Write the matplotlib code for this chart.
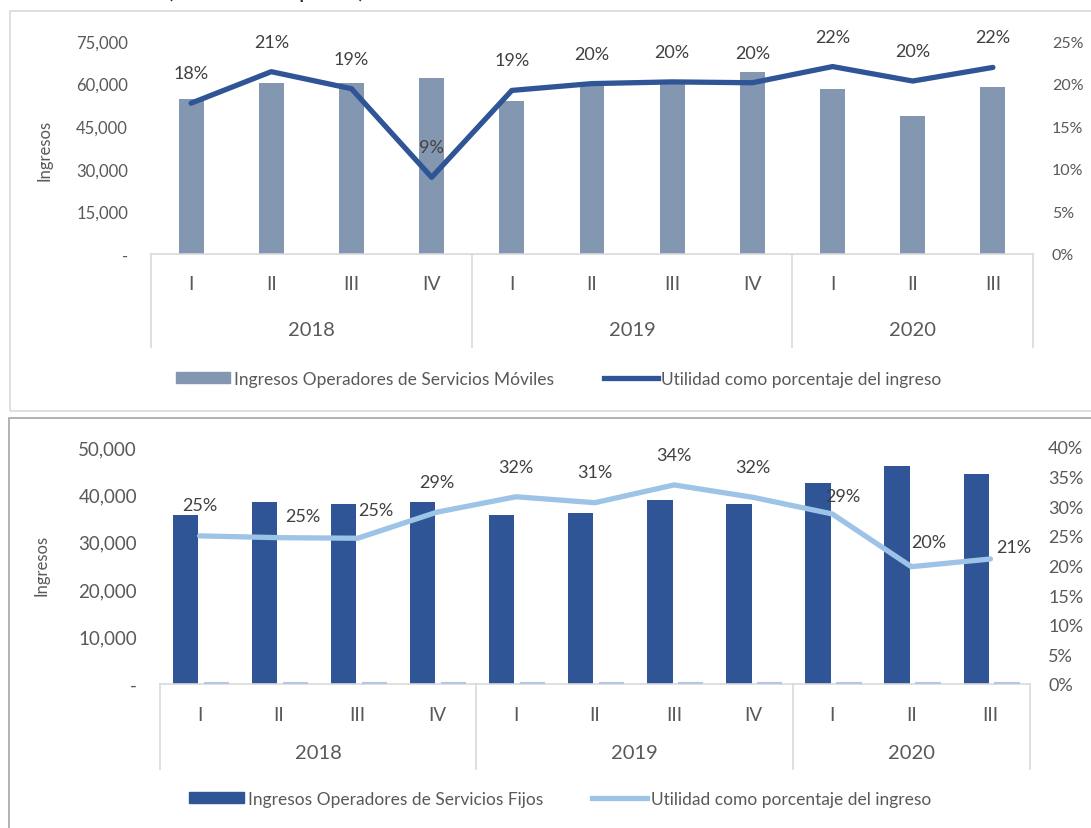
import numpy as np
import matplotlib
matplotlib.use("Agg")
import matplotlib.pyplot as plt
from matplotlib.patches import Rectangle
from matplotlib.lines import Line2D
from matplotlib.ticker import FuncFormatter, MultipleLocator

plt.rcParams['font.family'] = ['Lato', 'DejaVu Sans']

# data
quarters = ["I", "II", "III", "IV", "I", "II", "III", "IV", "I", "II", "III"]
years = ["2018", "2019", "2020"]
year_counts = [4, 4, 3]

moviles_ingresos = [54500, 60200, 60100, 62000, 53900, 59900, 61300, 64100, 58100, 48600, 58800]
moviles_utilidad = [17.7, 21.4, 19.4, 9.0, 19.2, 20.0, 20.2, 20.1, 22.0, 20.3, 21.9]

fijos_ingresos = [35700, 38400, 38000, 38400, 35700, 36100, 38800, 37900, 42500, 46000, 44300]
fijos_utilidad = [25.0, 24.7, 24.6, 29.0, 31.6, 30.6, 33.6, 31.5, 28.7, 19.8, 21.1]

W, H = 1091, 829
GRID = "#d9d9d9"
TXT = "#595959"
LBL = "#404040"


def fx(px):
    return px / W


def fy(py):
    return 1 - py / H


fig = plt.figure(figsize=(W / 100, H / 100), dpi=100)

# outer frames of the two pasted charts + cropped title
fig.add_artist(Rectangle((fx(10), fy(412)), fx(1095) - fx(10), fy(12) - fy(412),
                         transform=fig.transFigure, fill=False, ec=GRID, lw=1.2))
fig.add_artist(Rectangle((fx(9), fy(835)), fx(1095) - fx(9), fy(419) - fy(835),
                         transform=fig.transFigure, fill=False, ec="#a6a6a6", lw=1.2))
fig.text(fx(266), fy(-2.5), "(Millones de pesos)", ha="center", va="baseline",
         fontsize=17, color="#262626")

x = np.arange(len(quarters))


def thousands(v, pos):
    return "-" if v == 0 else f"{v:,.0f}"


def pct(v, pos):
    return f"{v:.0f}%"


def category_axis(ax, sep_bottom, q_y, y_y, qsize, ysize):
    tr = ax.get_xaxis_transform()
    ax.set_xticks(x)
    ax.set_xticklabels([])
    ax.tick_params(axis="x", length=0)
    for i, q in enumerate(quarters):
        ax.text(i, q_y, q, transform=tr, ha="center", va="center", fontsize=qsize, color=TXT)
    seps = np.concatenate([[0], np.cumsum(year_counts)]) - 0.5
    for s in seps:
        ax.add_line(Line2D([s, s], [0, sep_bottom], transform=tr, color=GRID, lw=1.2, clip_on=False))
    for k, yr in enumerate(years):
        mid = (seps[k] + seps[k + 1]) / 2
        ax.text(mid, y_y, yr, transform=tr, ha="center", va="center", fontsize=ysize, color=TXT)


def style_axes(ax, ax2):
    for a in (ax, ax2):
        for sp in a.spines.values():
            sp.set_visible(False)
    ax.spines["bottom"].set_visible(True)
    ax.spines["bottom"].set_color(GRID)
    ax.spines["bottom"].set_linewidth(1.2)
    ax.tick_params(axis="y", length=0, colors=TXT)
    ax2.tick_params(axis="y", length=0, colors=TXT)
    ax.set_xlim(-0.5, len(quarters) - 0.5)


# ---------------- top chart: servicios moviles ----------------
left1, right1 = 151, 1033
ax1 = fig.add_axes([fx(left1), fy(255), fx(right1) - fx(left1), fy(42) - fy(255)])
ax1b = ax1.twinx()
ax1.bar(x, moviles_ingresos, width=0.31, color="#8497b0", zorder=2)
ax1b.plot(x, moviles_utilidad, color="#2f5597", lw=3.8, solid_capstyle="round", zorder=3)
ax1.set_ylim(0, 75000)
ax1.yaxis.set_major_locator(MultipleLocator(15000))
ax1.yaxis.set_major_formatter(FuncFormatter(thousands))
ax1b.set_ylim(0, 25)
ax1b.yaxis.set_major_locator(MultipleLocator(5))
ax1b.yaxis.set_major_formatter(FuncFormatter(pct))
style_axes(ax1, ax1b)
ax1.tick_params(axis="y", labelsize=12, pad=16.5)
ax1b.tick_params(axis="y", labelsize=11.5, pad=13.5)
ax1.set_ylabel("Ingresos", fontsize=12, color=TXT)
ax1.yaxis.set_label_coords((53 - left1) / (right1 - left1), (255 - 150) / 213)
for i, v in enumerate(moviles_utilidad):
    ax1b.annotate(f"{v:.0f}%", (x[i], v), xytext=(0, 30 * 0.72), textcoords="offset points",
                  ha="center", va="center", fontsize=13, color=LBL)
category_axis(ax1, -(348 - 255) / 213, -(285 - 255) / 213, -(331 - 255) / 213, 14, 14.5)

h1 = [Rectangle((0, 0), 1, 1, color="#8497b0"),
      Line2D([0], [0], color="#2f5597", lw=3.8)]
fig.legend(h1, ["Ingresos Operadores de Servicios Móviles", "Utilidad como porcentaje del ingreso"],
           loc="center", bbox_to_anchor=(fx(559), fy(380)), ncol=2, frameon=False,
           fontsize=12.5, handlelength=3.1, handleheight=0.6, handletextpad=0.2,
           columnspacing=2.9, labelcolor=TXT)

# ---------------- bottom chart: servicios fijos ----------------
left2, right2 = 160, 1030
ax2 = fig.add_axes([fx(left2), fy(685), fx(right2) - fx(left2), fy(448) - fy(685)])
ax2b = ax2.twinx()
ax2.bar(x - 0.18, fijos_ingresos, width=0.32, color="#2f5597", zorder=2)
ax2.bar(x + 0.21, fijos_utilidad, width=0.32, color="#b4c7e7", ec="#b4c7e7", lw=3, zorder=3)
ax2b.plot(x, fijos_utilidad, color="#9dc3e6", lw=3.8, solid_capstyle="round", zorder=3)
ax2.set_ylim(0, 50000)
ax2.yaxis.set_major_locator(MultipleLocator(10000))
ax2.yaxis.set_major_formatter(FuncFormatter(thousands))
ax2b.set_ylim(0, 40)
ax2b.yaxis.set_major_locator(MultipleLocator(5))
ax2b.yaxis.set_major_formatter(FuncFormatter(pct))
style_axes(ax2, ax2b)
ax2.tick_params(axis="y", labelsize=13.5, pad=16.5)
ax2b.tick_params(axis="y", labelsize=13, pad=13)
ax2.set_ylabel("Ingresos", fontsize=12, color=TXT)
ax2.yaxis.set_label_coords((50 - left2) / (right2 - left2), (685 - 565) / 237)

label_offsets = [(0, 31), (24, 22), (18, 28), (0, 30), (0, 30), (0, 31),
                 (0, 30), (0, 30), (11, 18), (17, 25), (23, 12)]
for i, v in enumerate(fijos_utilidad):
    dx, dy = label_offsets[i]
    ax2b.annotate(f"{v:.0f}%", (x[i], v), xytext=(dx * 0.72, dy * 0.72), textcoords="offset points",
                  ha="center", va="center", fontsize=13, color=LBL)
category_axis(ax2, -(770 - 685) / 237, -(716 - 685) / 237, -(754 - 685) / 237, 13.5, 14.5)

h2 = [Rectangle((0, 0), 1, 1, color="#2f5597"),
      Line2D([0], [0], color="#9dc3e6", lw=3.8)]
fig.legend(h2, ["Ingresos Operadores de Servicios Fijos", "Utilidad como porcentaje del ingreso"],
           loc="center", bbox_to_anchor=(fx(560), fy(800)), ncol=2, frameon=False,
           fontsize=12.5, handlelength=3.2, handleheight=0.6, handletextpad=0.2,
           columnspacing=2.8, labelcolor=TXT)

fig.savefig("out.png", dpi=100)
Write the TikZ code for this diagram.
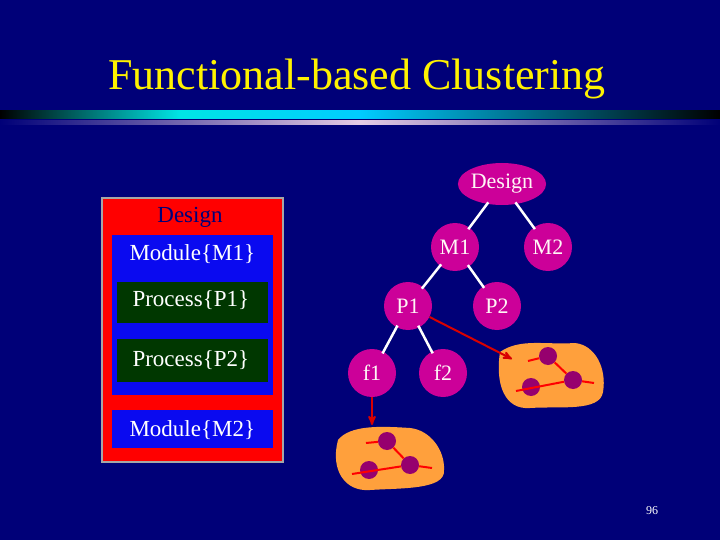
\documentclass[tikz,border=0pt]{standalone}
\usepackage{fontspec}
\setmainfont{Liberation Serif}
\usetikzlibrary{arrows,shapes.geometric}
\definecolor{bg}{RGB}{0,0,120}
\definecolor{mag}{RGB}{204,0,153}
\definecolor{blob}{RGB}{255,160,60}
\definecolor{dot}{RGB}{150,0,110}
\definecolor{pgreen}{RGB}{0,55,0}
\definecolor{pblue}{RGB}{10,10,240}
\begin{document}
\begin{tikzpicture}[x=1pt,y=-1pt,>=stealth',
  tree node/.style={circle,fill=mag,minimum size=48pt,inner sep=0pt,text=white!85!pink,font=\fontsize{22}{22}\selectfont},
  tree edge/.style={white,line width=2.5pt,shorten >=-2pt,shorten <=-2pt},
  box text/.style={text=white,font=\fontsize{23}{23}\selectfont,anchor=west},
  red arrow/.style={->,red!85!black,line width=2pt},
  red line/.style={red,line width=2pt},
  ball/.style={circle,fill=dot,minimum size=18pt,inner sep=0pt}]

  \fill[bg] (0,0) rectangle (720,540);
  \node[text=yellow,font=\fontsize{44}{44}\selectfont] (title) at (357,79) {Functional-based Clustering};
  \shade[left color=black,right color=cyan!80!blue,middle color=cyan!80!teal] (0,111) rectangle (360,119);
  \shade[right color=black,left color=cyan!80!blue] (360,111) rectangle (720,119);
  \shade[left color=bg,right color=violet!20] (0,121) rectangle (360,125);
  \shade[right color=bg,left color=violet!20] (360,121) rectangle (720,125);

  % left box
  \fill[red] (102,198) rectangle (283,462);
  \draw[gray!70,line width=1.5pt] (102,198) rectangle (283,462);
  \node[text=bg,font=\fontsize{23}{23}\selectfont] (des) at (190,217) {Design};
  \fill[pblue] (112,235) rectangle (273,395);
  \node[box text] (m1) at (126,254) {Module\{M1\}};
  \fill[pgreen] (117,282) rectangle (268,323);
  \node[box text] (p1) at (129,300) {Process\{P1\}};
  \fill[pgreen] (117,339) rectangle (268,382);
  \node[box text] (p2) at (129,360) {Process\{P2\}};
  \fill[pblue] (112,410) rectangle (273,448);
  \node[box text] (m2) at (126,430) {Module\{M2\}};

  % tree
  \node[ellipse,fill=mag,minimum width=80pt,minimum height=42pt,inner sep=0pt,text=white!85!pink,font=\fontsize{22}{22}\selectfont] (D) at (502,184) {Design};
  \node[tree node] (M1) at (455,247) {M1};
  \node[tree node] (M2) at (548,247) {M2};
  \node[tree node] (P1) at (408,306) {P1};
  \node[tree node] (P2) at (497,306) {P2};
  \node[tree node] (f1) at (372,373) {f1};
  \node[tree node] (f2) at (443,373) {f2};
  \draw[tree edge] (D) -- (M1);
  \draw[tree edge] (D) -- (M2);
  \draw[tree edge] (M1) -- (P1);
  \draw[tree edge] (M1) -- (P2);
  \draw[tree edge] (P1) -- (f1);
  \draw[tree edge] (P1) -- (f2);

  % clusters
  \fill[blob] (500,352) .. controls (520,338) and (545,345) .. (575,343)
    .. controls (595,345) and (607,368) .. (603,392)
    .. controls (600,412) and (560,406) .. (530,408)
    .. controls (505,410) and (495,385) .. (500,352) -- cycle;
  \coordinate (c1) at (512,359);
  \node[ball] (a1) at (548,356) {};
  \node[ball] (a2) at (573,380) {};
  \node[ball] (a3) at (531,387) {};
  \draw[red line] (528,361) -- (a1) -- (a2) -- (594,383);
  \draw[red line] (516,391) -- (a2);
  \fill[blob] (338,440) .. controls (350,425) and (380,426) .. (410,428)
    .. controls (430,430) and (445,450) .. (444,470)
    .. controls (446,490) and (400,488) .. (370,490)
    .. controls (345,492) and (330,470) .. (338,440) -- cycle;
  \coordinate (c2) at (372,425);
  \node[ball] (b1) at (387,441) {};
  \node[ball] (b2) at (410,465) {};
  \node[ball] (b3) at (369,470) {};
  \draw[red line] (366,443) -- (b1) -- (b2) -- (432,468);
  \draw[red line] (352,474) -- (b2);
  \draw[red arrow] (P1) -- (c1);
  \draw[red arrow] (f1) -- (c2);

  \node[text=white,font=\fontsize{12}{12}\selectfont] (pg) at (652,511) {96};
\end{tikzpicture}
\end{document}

....

_SHORT PROBLEM_. Of all the lines in the entries, how many contain the word "code"? Give only the number.

_SOLUTION_. 2